Jakarta (ANTARA News) - "Sekarang musim kawin, jadi kecil kemungkinan kita melihat komodo di jalur tracking," kata ranger atau polisi hutan berseragam hijau.

Pada musim kawin komodo (varanus komodoensis) mencari tempat tersembunyi untuk melepaskan syahwat dan berkembang biak.

Hanya nasib baik saja yang memungkinkan pengunjung melihat komodo di musim kawin, yakni Juli dan Agustus.

Di samping di Pulau Komodo, binatang ini juga hidup di Pulau Rinca, Flores, Gili Motang dan Gili Dasami di Nusa Tenggara (Sunda Kecil).

Pulau Komodo, Rinca, Padar dan sekitarnya yang berluas 1.817 kilometer persegi,  603 kilometer persegi di antaranya daratan yang ditetapkan sebagai Taman Nasional Komodo pada tahun 1980.

Populasi komodo di Rinca yang seluas 19 kilometer persegi sekitar 2.300 ekor, lebih banyak dari pada di Pulau Komodo, yang sekitar 2.100 ekor.

Binatang yang panjangnya bisa mencapai tiga meter (jantan) itu bisa hidup hingga usia 50 tahun.

Komodo bertelur setelah sebulan musim kawin (September), lalu telur akan menetas sekitar 6-7 bulan kemudian atau sekitar April tahun berikutnya.

Pada tiga tahun pertama anak komodo rentan dari pemangsa, bahkan dari komodo dewasa lainnya. Karena itu mereka hidup di atas pohon dengan memakan serangga.

Komodo yang hidup di Pulau Rinca "hidup berdampingan" dengan manusia di desa nelayan yang berpenduduk sekitar 800 jiwa.

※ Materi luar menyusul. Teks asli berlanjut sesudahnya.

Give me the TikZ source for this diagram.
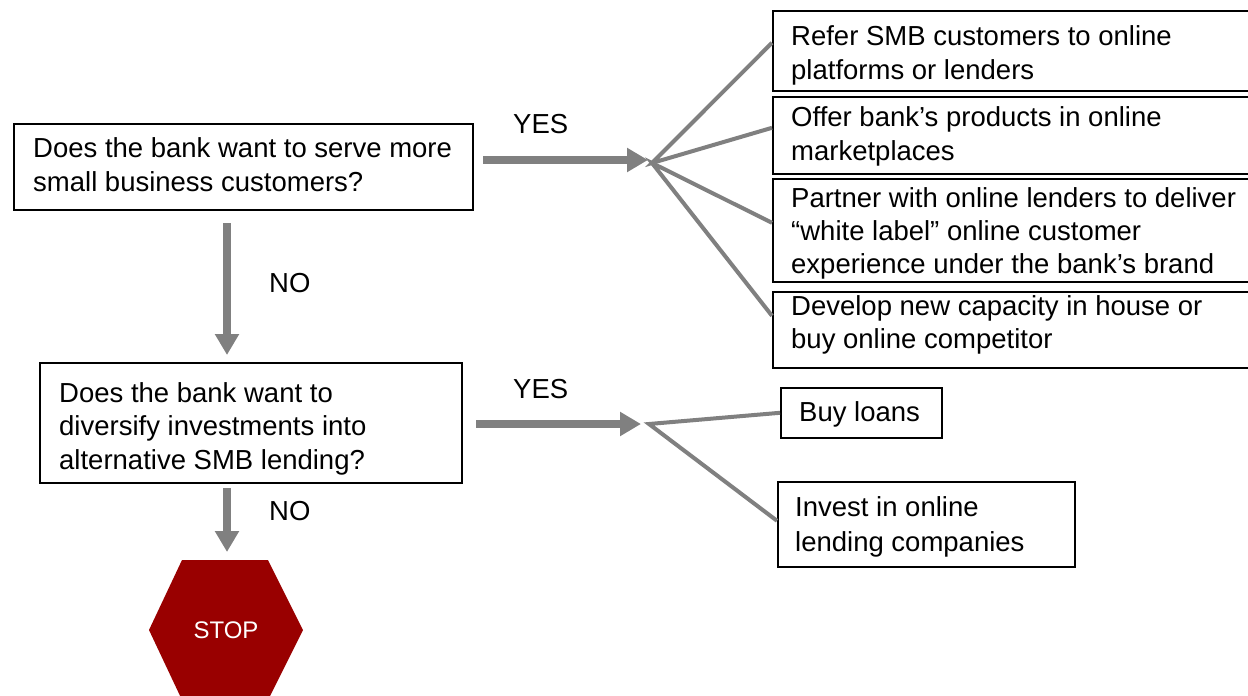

Sang naga (dragon komodo, julukan keren untuknya) bisa memangsa manusia. Ranger yang asli penduduk Rinca mengisahkan pernah pada suatu saat, menjelang shalat Jumat, seorang ayah meminta anaknya usia delapan tahun untuk segera naik ke atas rumah panggung.

Sang anak yang sedang bermain mengatakan akan segera naik. Setelah shalat Jumat si ayah menyaksikan  tetangga sedang menarik badan anaknya yang sebagian sudah di mulut komodo. Nasib malang, sang anak tidak terselamatkan.

Wally Siagian, penulis buku "diving bali, The Underwater Jewel of Southeast Asia", terbitan Periplus Edition (HK) Ltd. (2010).mengatakan ada hubungan unik antara penduduk lokal dengan komodo.

"Mereka tidak mempertanyakannya, apa lagi mengusik dan membunuh komodo," kata Wally yang di kartu namanya mencantumkan  "gelar" DDTB (diving, drinking and talking busshit) Master. Master menyelam, "minum" dan omong kosong.

Penduduk lokal menjadikan komodo sebagai bagian dari mereka,  mereka tidak memburu atau memusnahkan sang naga.

Beruntung di sekitar kantor Taman Nasional di pulau itu empat ekor komodo, tiga berukuran sekitar dua meter dan satu anakan usia tiga tahun terlihat berjemur dibawat nauangan atap rumah.

Mereka terlihat jinak, sementara di kecil terlihat atraktif dan berjalan mengamati pengunjung. Bau amis yang tercium di bawah rumah panggung itu agaknya menjadi daya tarik keempatnya.

Thamrin, seorang pemandu wisata, mengemukakan sejumlah turis asing kadang sulit diberi pengertian bahwa pada kondisi tertentu komodo liar hidup sesuai dengan siklusnya.

Thamrin tidak setuju jika dilakukan rekayasa di taman nasional agar komodo diatur agar bisa terlihat oleh turis kapan saja.

Jika kondisi itu dilakukan, maka mereka sama saja melihat komodo di kebun binatang di negara asal mereka. Di taman nasional, komodo hidup liar, kata Thamrin.

Di sisi lain, pemerintah ingin komodo semakin mendunia. Rencana tersebut anta lain dilakukan dengan menggelar Sail Komodo pada 14 September 2013. Sekitar 80 kapal layar akan menyusuri pulau-pulau dan obyek wisata di Nusa Tenggara Tikur.

80 kapal itu pada 3 September akan berlabuh di sekitar Labuan Bajo, Ibu Kota Kabupaten Manggarai Barat.

Pemerintah sekaligus ingin menjadikan Sail Komodo sebagai tonggak pembangunan Labuan Bajo, Manggarai Barat dan NTT.

Kepala Humas Sail Komodo yang juga Dirjen IKP Kemenkominfo Freddy Tulung mengatakan seiring komodo yang semakin mendunia, pemerintah berharap turis berdatangan dan meningkatkan taraf hidup masyarakat.